▸ Written request:
Extract the lines from the start through the line that holds "const isLabelY = v", both included, omitting all images.

▸ Dataset content:

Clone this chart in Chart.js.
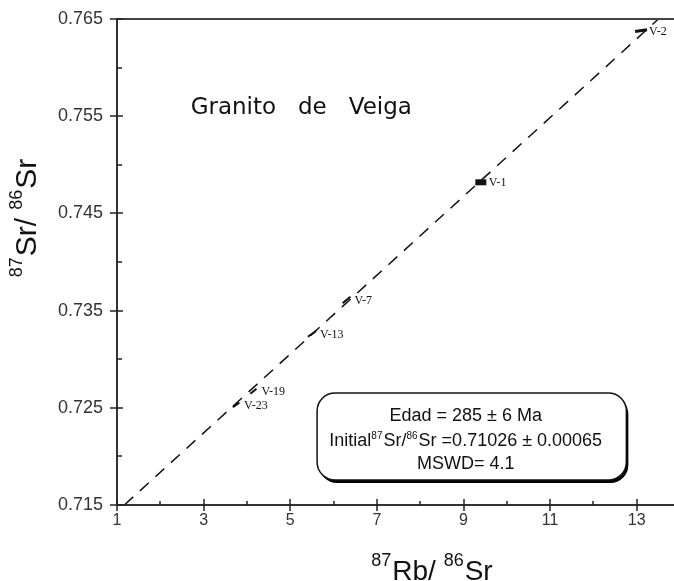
<!DOCTYPE html>
<html lang="es">
<head>
<meta charset="UTF-8">
<title>Granito de Veiga - isocrona Rb/Sr</title>
<script src="https://cdn.jsdelivr.net/npm/chart.js"></script>
<style>
  html, body { margin: 0; padding: 0; background: #fff; overflow: hidden; }
  canvas { display: block; }
</style>
</head>
<body>
<canvas id="iso" width="674" height="581"></canvas>
<script>
// muestras (87Rb/86Sr, 87Sr/86Sr)
const sampleNames = ['V-2', 'V-1', 'V-7', 'V-13', 'V-19', 'V-23'];
const rbSr = [13.1, 9.4, 6.3, 5.5, 4.15, 3.75];
const srSr = [0.7638, 0.7482, 0.7361, 0.7326, 0.7267, 0.7253];

// isocrona (extremos de la recta)
const isoX = [1.17, 13.5];
const isoY = [0.715, 0.765];

// ejes
const xMin = 1, xMax = 13.86;
const yMin = 0.715, yMax = 0.765;
const xLabels = [1, 3, 5, 7, 9, 11, 13];
const yLabels = [0.715, 0.725, 0.735, 0.745, 0.755, 0.765];

// textos
const plotTitle = 'Granito   de   Veiga';
const boxLines = ['Edad = 285 ± 6 Ma', 'Initial|87|Sr/|86|Sr =0.71026 ± 0.00065', 'MSWD= 4.1'];

// posicion del titulo y del recuadro (coordenadas de datos)
const titlePos = { x: 2.7, y: 0.7558 };
const boxPos = { x1: 5.62, x2: 12.76, y1: 0.72652, y2: 0.71757 };

const isLabelX = v => xLabels.some(l => Math.abs(l - v) < 1e-6);
const isLabelY = v => yLabels.some(l => Math.abs(l - v) < 1e-6);

// dibuja texto con superindices: partes alternas normal|sup|normal...
function partsWidth(ctx, parts, mainFont, supFont) {
  let w = 0;
  parts.forEach((p, i) => {
    ctx.font = i % 2 ? supFont : mainFont;
    w += ctx.measureText(p).width + (i % 2 ? 1 : 0);
  });
  return w;
}
function drawParts(ctx, parts, x, y, mainFont, supFont, rise) {
  let cx = x;
  parts.forEach((p, i) => {
    ctx.font = i % 2 ? supFont : mainFont;
    ctx.fillText(p, cx, i % 2 ? y - rise : y);
    cx += ctx.measureText(p).width + (i % 2 ? 1 : 0);
  });
}

const decor = {
  id: 'decor',
  afterDraw(chart) {
    const ctx = chart.ctx;
    const xs = chart.scales.x, ys = chart.scales.y;
    const a = chart.chartArea;
    ctx.save();

    // marco superior
    ctx.strokeStyle = '#444';
    ctx.lineWidth = 2;
    ctx.beginPath();
    ctx.moveTo(a.left, a.top);
    ctx.lineTo(a.right, a.top);
    ctx.stroke();

    // marcas de los ejes
    ctx.strokeStyle = '#222';
    ctx.lineWidth = 1.5;
    ys.ticks.forEach(t => {
      const py = Math.round(ys.getPixelForValue(t.value));
      ctx.beginPath();
      if (isLabelY(t.value)) { ctx.moveTo(a.left - 7, py); ctx.lineTo(a.left + 6, py); }
      else { ctx.moveTo(a.left, py); ctx.lineTo(a.left + 5, py); }
      ctx.stroke();
    });
    xs.ticks.forEach(t => {
      const px = Math.round(xs.getPixelForValue(t.value));
      ctx.beginPath();
      if (isLabelX(t.value)) { ctx.moveTo(px, a.bottom - 6); ctx.lineTo(px, a.bottom + 6); }
      else { ctx.moveTo(px, a.bottom - 4); ctx.lineTo(px, a.bottom); }
      ctx.stroke();
    });

    // etiquetas del eje x
    ctx.fillStyle = '#333';
    ctx.font = '16px "Liberation Sans"';
    ctx.textAlign = 'center';
    ctx.textBaseline = 'middle';
    xLabels.forEach(v => ctx.fillText(String(v), xs.getPixelForValue(v), a.bottom + 16));

    // etiquetas de muestras
    ctx.fillStyle = '#111';
    ctx.font = '12px "Liberation Serif"';
    ctx.textAlign = 'left';
    sampleNames.forEach((n, i) => {
      ctx.fillText(n, xs.getPixelForValue(rbSr[i]) + 8, ys.getPixelForValue(srSr[i]) + 1);
    });

    // titulo
    ctx.font = '23px "DejaVu Sans"';
    ctx.fillText(plotTitle, xs.getPixelForValue(titlePos.x), ys.getPixelForValue(titlePos.y));

    // recuadro
    const bx1 = xs.getPixelForValue(boxPos.x1), bx2 = xs.getPixelForValue(boxPos.x2);
    const by1 = ys.getPixelForValue(boxPos.y1), by2 = ys.getPixelForValue(boxPos.y2);
    ctx.fillStyle = '#000';
    ctx.beginPath();
    ctx.roundRect(bx1 + 2, by1 + 3, bx2 - bx1, by2 - by1, 18);
    ctx.fill();
    ctx.fillStyle = '#fff';
    ctx.strokeStyle = '#111';
    ctx.lineWidth = 1.5;
    ctx.beginPath();
    ctx.roundRect(bx1, by1, bx2 - bx1, by2 - by1, 18);
    ctx.fill();
    ctx.stroke();

    ctx.fillStyle = '#111';
    ctx.textBaseline = 'alphabetic';
    const cx = (bx1 + bx2) / 2 - 6;
    const fr = [0.32, 0.61, 0.87];
    boxLines.forEach((line, i) => {
      const parts = line.split('|');
      const mf = '18px "Liberation Sans"', sf = '10px "Liberation Sans"';
      const w = partsWidth(ctx, parts, mf, sf);
      drawParts(ctx, parts, cx - w / 2, by1 + (by2 - by1) * fr[i], mf, sf, 7);
    });

    // titulos de ejes
    const xt = ['', '87', 'Rb/ ', '86', 'Sr'];
    const xmf = '28px "Liberation Sans"', xsf = '18px "Liberation Sans"';
    const xw = partsWidth(ctx, xt, xmf, xsf);
    drawParts(ctx, xt, 432 - xw / 2, 580, xmf, xsf, 14);

    const yt = ['', '87', 'Sr/ ', '86', 'Sr'];
    const ymf = '30px "Liberation Sans"', ysf = '18px "Liberation Sans"';
    const yw = partsWidth(ctx, yt, ymf, ysf);
    ctx.translate(36, 218);
    ctx.rotate(-Math.PI / 2);
    drawParts(ctx, yt, -yw / 2, 0, ymf, ysf, 14);

    ctx.restore();
  }
};

new Chart(document.getElementById('iso'), {
  type: 'scatter',
  data: {
    datasets: [
      {
        type: 'line',
        data: isoX.map((x, i) => ({ x, y: isoY[i] })),
        borderColor: '#111',
        borderWidth: 1.5,
        borderDash: [12, 9],
        pointRadius: 0,
        fill: false
      },
      {
        data: rbSr.map((x, i) => ({ x, y: srSr[i] })),
        pointStyle: 'line',
        rotation: [-8, 0, -40, -35, -40, -35],
        radius: [6, 5.5, 5, 5, 4, 4],
        pointRadius: [6, 5.5, 5, 5, 4, 4],
        borderWidth: [3, 6, 2, 2, 2, 2],
        borderColor: '#111',
        backgroundColor: '#111',
        clip: false
      }
    ]
  },
  options: {
    responsive: false,
    animation: false,
    layout: { autoPadding: false, padding: { top: 19, right: 0, left: 0, bottom: 0 } },
    plugins: { legend: { display: false }, tooltip: { enabled: false }, title: { display: false } },
    scales: {
      x: {
        type: 'linear',
        min: xMin,
        max: xMax,
        grid: { display: false, drawTicks: false },
        border: { display: true, color: '#333', width: 2 },
        ticks: { display: false, stepSize: 1, includeBounds: false },
        afterFit: s => { s.height = 76; }
      },
      y: {
        type: 'linear',
        min: yMin,
        max: yMax,
        grid: { display: false, drawTicks: false },
        border: { display: true, color: '#333', width: 2 },
        ticks: {
          stepSize: 0.005,
          autoSkip: false,
          padding: 14,
          color: '#333',
          font: { family: 'Liberation Sans', size: 18 },
          callback: v => isLabelY(v) ? v.toFixed(3) : ''
        },
        afterFit: s => { s.width = 117; s.paddingTop = 0; s.paddingBottom = 0; }
      }
    }
  },
  plugins: [decor]
});
</script>
</body>
</html>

▸ Answer to the exercise:
Clone this chart in Chart.js.
<!DOCTYPE html>
<html lang="es">
<head>
<meta charset="UTF-8">
<title>Granito de Veiga - isocrona Rb/Sr</title>
<script src="https://cdn.jsdelivr.net/npm/chart.js"></script>
<style>
  html, body { margin: 0; padding: 0; background: #fff; overflow: hidden; }
  canvas { display: block; }
</style>
</head>
<body>
<canvas id="iso" width="674" height="581"></canvas>
<script>
// muestras (87Rb/86Sr, 87Sr/86Sr)
const sampleNames = ['V-2', 'V-1', 'V-7', 'V-13', 'V-19', 'V-23'];
const rbSr = [13.1, 9.4, 6.3, 5.5, 4.15, 3.75];
const srSr = [0.7638, 0.7482, 0.7361, 0.7326, 0.7267, 0.7253];

// isocrona (extremos de la recta)
const isoX = [1.17, 13.5];
const isoY = [0.715, 0.765];

// ejes
const xMin = 1, xMax = 13.86;
const yMin = 0.715, yMax = 0.765;
const xLabels = [1, 3, 5, 7, 9, 11, 13];
const yLabels = [0.715, 0.725, 0.735, 0.745, 0.755, 0.765];

// textos
const plotTitle = 'Granito   de   Veiga';
const boxLines = ['Edad = 285 ± 6 Ma', 'Initial|87|Sr/|86|Sr =0.71026 ± 0.00065', 'MSWD= 4.1'];

// posicion del titulo y del recuadro (coordenadas de datos)
const titlePos = { x: 2.7, y: 0.7558 };
const boxPos = { x1: 5.62, x2: 12.76, y1: 0.72652, y2: 0.71757 };

const isLabelX = v => xLabels.some(l => Math.abs(l - v) < 1e-6);
const isLabelY = v => yLabels.some(l => Math.abs(l - v) < 1e-6);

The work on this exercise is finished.